Pete Kaplan's EMC Stat Page (the long-running web page used at all global model meetings at EMC during my time there in the 1990s) has been down for 'technical reasons'(?), but here are the latest stats from the EMC VSDB (https://www.emc.ncep.noaa.gov/gmb/STATS_vsdb/):



CMC is ahead of the GFS by 0.4 points (a point in NWP is a percentage point) in the NHEM but 1.2 in the SHEM.  A 1.0 point change is a pretty big deal, but again is not necessarily a trend.  What's more impressive  is how the delta is consistent and how the CMC.GDPS does not 'dropout' as badly as the GFS, e.g., the SHEM 11 JAN and NHEM 4 JAN dropouts.

The new CMC GDPS model has been running since July 2019 so we have 7 months to compare in the text table below:

               NHEM                   SHEM
         CMC    GFS  CMC-GFS    CMC    GFS  CMC-GFS
201906: .866   .876  -0.010     N/A  
201907: .863   .871  -0.008    .883   .889  -0.006
201908: .897   .890  +0.007    .882   .891  -0.009
201909: .876   .874  +0.002    .885   .891  -0.006 
201910: .898   .894  +0.004    .908   .899  +0.009
201911: .907   .911  -0.003    .914   .911  +0.003    
201912: .904   .911  -0.007    .903   .903  +0.000
202001: .913   .907  +0.004    .887   .875  +0.012 
 
What's most interesting is how the Canadian model does better in the summer hemisphere

We're not quite at the peak of austral TC activity (around February), but it looks like the convection changes are really improving the CMC height scores and confirms (IMHO) how the tropics impacts the quality of the midlatitude forecasts.

 

Some final thoughts...


Cliff Mass' recent blog post on US NWP (https://cliffmass.blogspot.com/2020/01/the-future-of-us-weather-prediction.html) makes a compelling argument that American operational NWP is fundamently broken with perhaps the greatest dysfunction (unstated there) in the US Navy 😟.  In the NHEM plot above, the Navy global model is barely competitive with the CFSR!  This is very distressing to me as a retired Naval Oceanography officer that implemented the first operational two-way interactive, moving nested-grid TC model in 1981...

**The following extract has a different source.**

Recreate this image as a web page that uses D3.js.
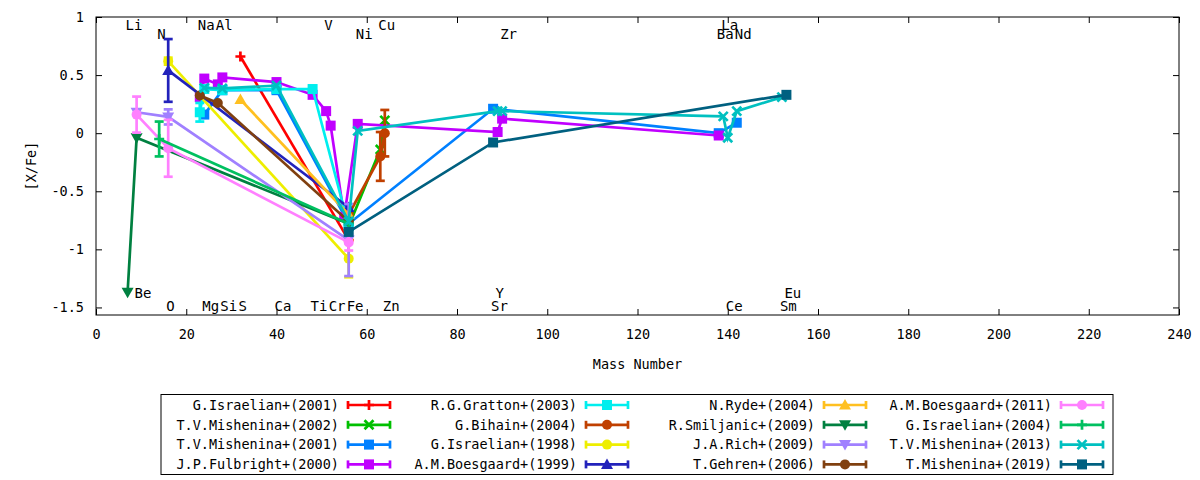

I'm seeing a real trend here and at the rate we're going, American NWP will be 4th rate for the foreseeable...

While Cliff correctly identifies our problem mostly as one of leadership (I agree), the (much?) bigger in my mind is the data handling systems at NCEP NCO.  Using the unix filesystem to 'manage' gridded fields is appalling primitive and at least 30 years behind the rest of the world!  Although the Navy global model is clearly in last place, the data systems at FNMOC have always been top notch. 

Data handling is certainly not a sufficient condition, as demonstrated by the lack of performance by the Navy global model, but it is a necessary condition.  I cannot see American NWP at NCEP progressing without a fundamental change in the nitty gritty of data, a fully-funded and outside-DC EPIC notwithstanding.

The Usual Caveats


These comments/opinions are wholly mine and do not refect those of my current employer The University of Colorado Boulder or my previous employer NOAA.